◆ To be done: Leave out the pictures and return every entry exactly as it appears.

◆ Input material:
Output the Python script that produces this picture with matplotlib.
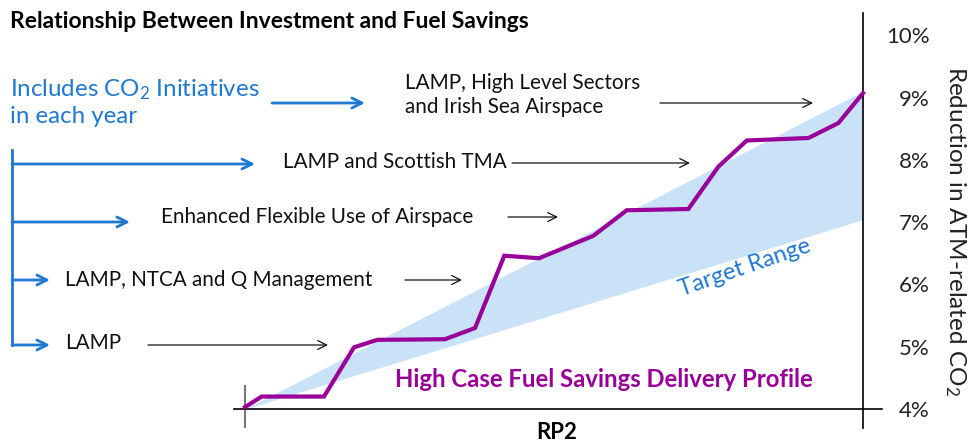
import matplotlib
matplotlib.use("Agg")
from matplotlib import pyplot as plt

plt.rcParams['font.family'] = ['Lato', 'DejaVu Sans']
plt.rcParams['mathtext.fontset'] = 'custom'
plt.rcParams['mathtext.rm'] = 'Lato'
plt.rcParams['mathtext.it'] = 'Lato:italic'
plt.rcParams['mathtext.bf'] = 'Lato:bold'

# delivery profile over RP2 (years from start, % reduction)
years = [0, 0.135, 0.639, 0.882, 1.070, 1.618, 1.861, 2.098, 2.379, 2.818,
         3.089, 3.587, 3.830, 4.060, 4.559, 4.801, 5.0]
savings = [4.03, 4.20, 4.20, 4.99, 5.11, 5.12, 5.30, 6.46, 6.42, 6.78,
           7.19, 7.21, 7.89, 8.31, 8.35, 8.59, 9.07]

# target range band
band_x = [0, 5]
band_low = [4.0, 7.04]
band_high = [4.0, 9.1]

yticks = [4, 5, 6, 7, 8, 9, 10]
ytick_labels = [f"{v}%" for v in yticks]

# initiatives and the arrows pointing at them (pixel layout, top-left origin)
initiatives = ["LAMP, High Level Sectors\nand Irish Sea Airspace",
               "LAMP and Scottish TMA",
               "Enhanced Flexible Use of Airspace",
               "LAMP, NTCA and Q Management",
               "LAMP"]

W, H = 970, 445
purple = "#990099"
blue = "#1f78d1"

def fx(px):
    return px / W

def fy(py):
    return 1 - py / H

fig = plt.figure(figsize=(9.7, 4.45), dpi=100)
ax = fig.add_axes([fx(234), fy(428), (882 - 234) / W, (428 - 13) / H])

px_per_year = 618 / 5
ax.set_xlim(-11 / px_per_year, 5 + 19 / px_per_year)
ax.set_ylim(4 - 19 / 62.3, 4 + 396 / 62.3)

ax.fill_between(band_x, band_low, band_high, color="#c9e2f8", lw=0)
ax.plot(years, savings, color=purple, lw=3, solid_joinstyle="miter", zorder=3)

for s in ["top", "left"]:
    ax.spines[s].set_visible(False)
ax.spines["bottom"].set_position(("data", 4))
ax.spines["right"].set_position(("data", 5))
ax.spines["bottom"].set_linewidth(1.2)
ax.spines["right"].set_linewidth(1.2)
ylo, yhi = ax.get_ylim()
ax.axvline(0, ymin=0, ymax=(4.37 - ylo) / (yhi - ylo), color="#777777", lw=1.5)

ax.set_xticks([])
ax.yaxis.tick_right()
ax.set_yticks(yticks)
ax.set_yticklabels(ytick_labels)
ax.tick_params(axis="y", length=0, pad=48, labelsize=16, labelcolor="#222222")
for lbl in ax.get_yticklabels():
    lbl.set_horizontalalignment("right")

ax.text(2.52, 3.63, "RP2", ha="center", va="center", fontsize=16, fontweight="bold")
ax.text(2.90, 4.47, "High Case Fuel Savings Delivery Profile", ha="center", va="center",
        fontsize=17.2, fontweight="bold", color=purple)
ax.text(4.04, 6.27, "Target Range", ha="center", va="center", fontsize=17,
        color=blue, rotation=19, rotation_mode="anchor")

fig.text(fx(955), fy(231), "Reduction in ATM-related CO$_2$", rotation=270,
         ha="center", va="center", fontsize=17.5, color="#222222")

fig.text(fx(10), fy(22), "Relationship Between Investment and Fuel Savings",
         ha="left", va="center", fontsize=16.5, fontweight="bold")

fig.text(fx(10), fy(102), "Includes CO$_2$ Initiatives\nin each year", ha="left",
         va="center", fontsize=17.4, color=blue, linespacing=1.25)

# initiative labels
label_pos = [(405, 95), (283, 162), (161, 217), (65, 280), (65, 343)]
for txt, (x, y) in zip(initiatives, label_pos):
    fig.text(fx(x), fy(y), txt, ha="left", va="center", fontsize=14.9,
             linespacing=1.25, color="#111111")

# black pointer arrows
black_arrows = [(660, 813, 103), (512, 690, 163), (508, 558, 217),
                (405, 462, 280), (148, 328, 345)]
for x0, x1, y in black_arrows:
    ax.annotate("", xy=(fx(x1), fy(y)), xytext=(fx(x0), fy(y)),
                xycoords="figure fraction", textcoords="figure fraction",
                arrowprops=dict(arrowstyle="->", color="#111111", lw=0.9,
                                mutation_scale=16, shrinkA=0, shrinkB=0))

# blue bracket
fig.add_artist(plt.Line2D([fx(12), fx(12)], [fy(150), fy(345)], color=blue, lw=2))
blue_arrows = [(272, 365, 103), (12, 255, 164), (12, 130, 222), (12, 50, 280), (12, 50, 345)]
for x0, x1, y in blue_arrows:
    ax.annotate("", xy=(fx(x1), fy(y)), xytext=(fx(x0), fy(y)),
                xycoords="figure fraction", textcoords="figure fraction",
                arrowprops=dict(arrowstyle="->", color=blue, lw=2,
                                mutation_scale=18, shrinkA=0, shrinkB=0))

fig.savefig("out.png", dpi=100)
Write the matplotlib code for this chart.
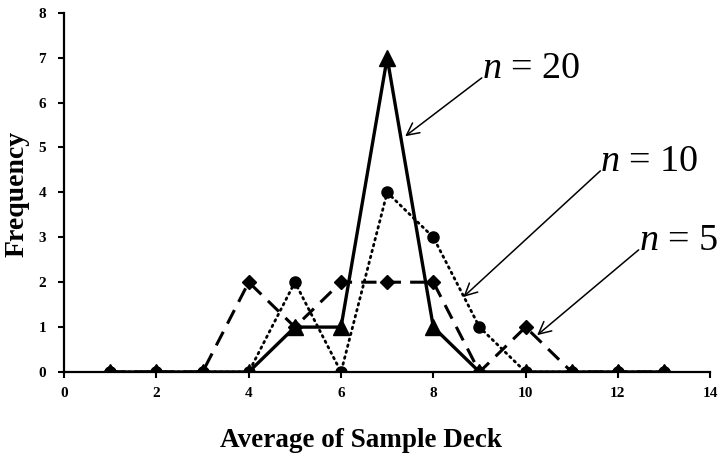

◆ Finished exercise:
Output the Python script that produces this picture with matplotlib.
import matplotlib
matplotlib.use("Agg")
from matplotlib import pyplot as plt

plt.rcParams['font.family'] = ['Lato', 'DejaVu Sans']
plt.rcParams['mathtext.fontset'] = 'custom'
plt.rcParams['mathtext.rm'] = 'Lato'
plt.rcParams['mathtext.it'] = 'Lato:italic'
plt.rcParams['mathtext.bf'] = 'Lato:bold'

# delivery profile over RP2 (years from start, % reduction)
years = [0, 0.135, 0.639, 0.882, 1.070, 1.618, 1.861, 2.098, 2.379, 2.818,
         3.089, 3.587, 3.830, 4.060, 4.559, 4.801, 5.0]
savings = [4.03, 4.20, 4.20, 4.99, 5.11, 5.12, 5.30, 6.46, 6.42, 6.78,
           7.19, 7.21, 7.89, 8.31, 8.35, 8.59, 9.07]

# target range band
band_x = [0, 5]
band_low = [4.0, 7.04]
band_high = [4.0, 9.1]

yticks = [4, 5, 6, 7, 8, 9, 10]
ytick_labels = [f"{v}%" for v in yticks]

# initiatives and the arrows pointing at them (pixel layout, top-left origin)
initiatives = ["LAMP, High Level Sectors\nand Irish Sea Airspace",
               "LAMP and Scottish TMA",
               "Enhanced Flexible Use of Airspace",
               "LAMP, NTCA and Q Management",
               "LAMP"]

W, H = 970, 445
purple = "#990099"
blue = "#1f78d1"

def fx(px):
    return px / W

def fy(py):
    return 1 - py / H

fig = plt.figure(figsize=(9.7, 4.45), dpi=100)
ax = fig.add_axes([fx(234), fy(428), (882 - 234) / W, (428 - 13) / H])

px_per_year = 618 / 5
ax.set_xlim(-11 / px_per_year, 5 + 19 / px_per_year)
ax.set_ylim(4 - 19 / 62.3, 4 + 396 / 62.3)

ax.fill_between(band_x, band_low, band_high, color="#c9e2f8", lw=0)
ax.plot(years, savings, color=purple, lw=3, solid_joinstyle="miter", zorder=3)

for s in ["top", "left"]:
    ax.spines[s].set_visible(False)
ax.spines["bottom"].set_position(("data", 4))
ax.spines["right"].set_position(("data", 5))
ax.spines["bottom"].set_linewidth(1.2)
ax.spines["right"].set_linewidth(1.2)
ylo, yhi = ax.get_ylim()
ax.axvline(0, ymin=0, ymax=(4.37 - ylo) / (yhi - ylo), color="#777777", lw=1.5)

ax.set_xticks([])
ax.yaxis.tick_right()
ax.set_yticks(yticks)
ax.set_yticklabels(ytick_labels)
ax.tick_params(axis="y", length=0, pad=48, labelsize=16, labelcolor="#222222")
for lbl in ax.get_yticklabels():
    lbl.set_horizontalalignment("right")

ax.text(2.52, 3.63, "RP2", ha="center", va="center", fontsize=16, fontweight="bold")
ax.text(2.90, 4.47, "High Case Fuel Savings Delivery Profile", ha="center", va="center",
        fontsize=17.2, fontweight="bold", color=purple)
ax.text(4.04, 6.27, "Target Range", ha="center", va="center", fontsize=17,
        color=blue, rotation=19, rotation_mode="anchor")

fig.text(fx(955), fy(231), "Reduction in ATM-related CO$_2$", rotation=270,
         ha="center", va="center", fontsize=17.5, color="#222222")

fig.text(fx(10), fy(22), "Relationship Between Investment and Fuel Savings",
         ha="left", va="center", fontsize=16.5, fontweight="bold")

fig.text(fx(10), fy(102), "Includes CO$_2$ Initiatives\nin each year", ha="left",
         va="center", fontsize=17.4, color=blue, linespacing=1.25)

# initiative labels
label_pos = [(405, 95), (283, 162), (161, 217), (65, 280), (65, 343)]
for txt, (x, y) in zip(initiatives, label_pos):
    fig.text(fx(x), fy(y), txt, ha="left", va="center", fontsize=14.9,
             linespacing=1.25, color="#111111")

# black pointer arrows
black_arrows = [(660, 813, 103), (512, 690, 163), (508, 558, 217),
                (405, 462, 280), (148, 328, 345)]
for x0, x1, y in black_arrows:
    ax.annotate("", xy=(fx(x1), fy(y)), xytext=(fx(x0), fy(y)),
                xycoords="figure fraction", textcoords="figure fraction",
                arrowprops=dict(arrowstyle="->", color="#111111", lw=0.9,
                                mutation_scale=16, shrinkA=0, shrinkB=0))

# blue bracket
fig.add_artist(plt.Line2D([fx(12), fx(12)], [fy(150), fy(345)], color=blue, lw=2))
blue_arrows = [(272, 365, 103), (12, 255, 164), (12, 130, 222), (12, 50, 280), (12, 50, 345)]
for x0, x1, y in blue_arrows:
    ax.annotate("", xy=(fx(x1), fy(y)), xytext=(fx(x0), fy(y)),
                xycoords="figure fraction", textcoords="figure fraction",
                arrowprops=dict(arrowstyle="->", color=blue, lw=2,
                                mutation_scale=18, shrinkA=0, shrinkB=0))

fig.savefig("out.png", dpi=100)
Write the matplotlib code for this chart.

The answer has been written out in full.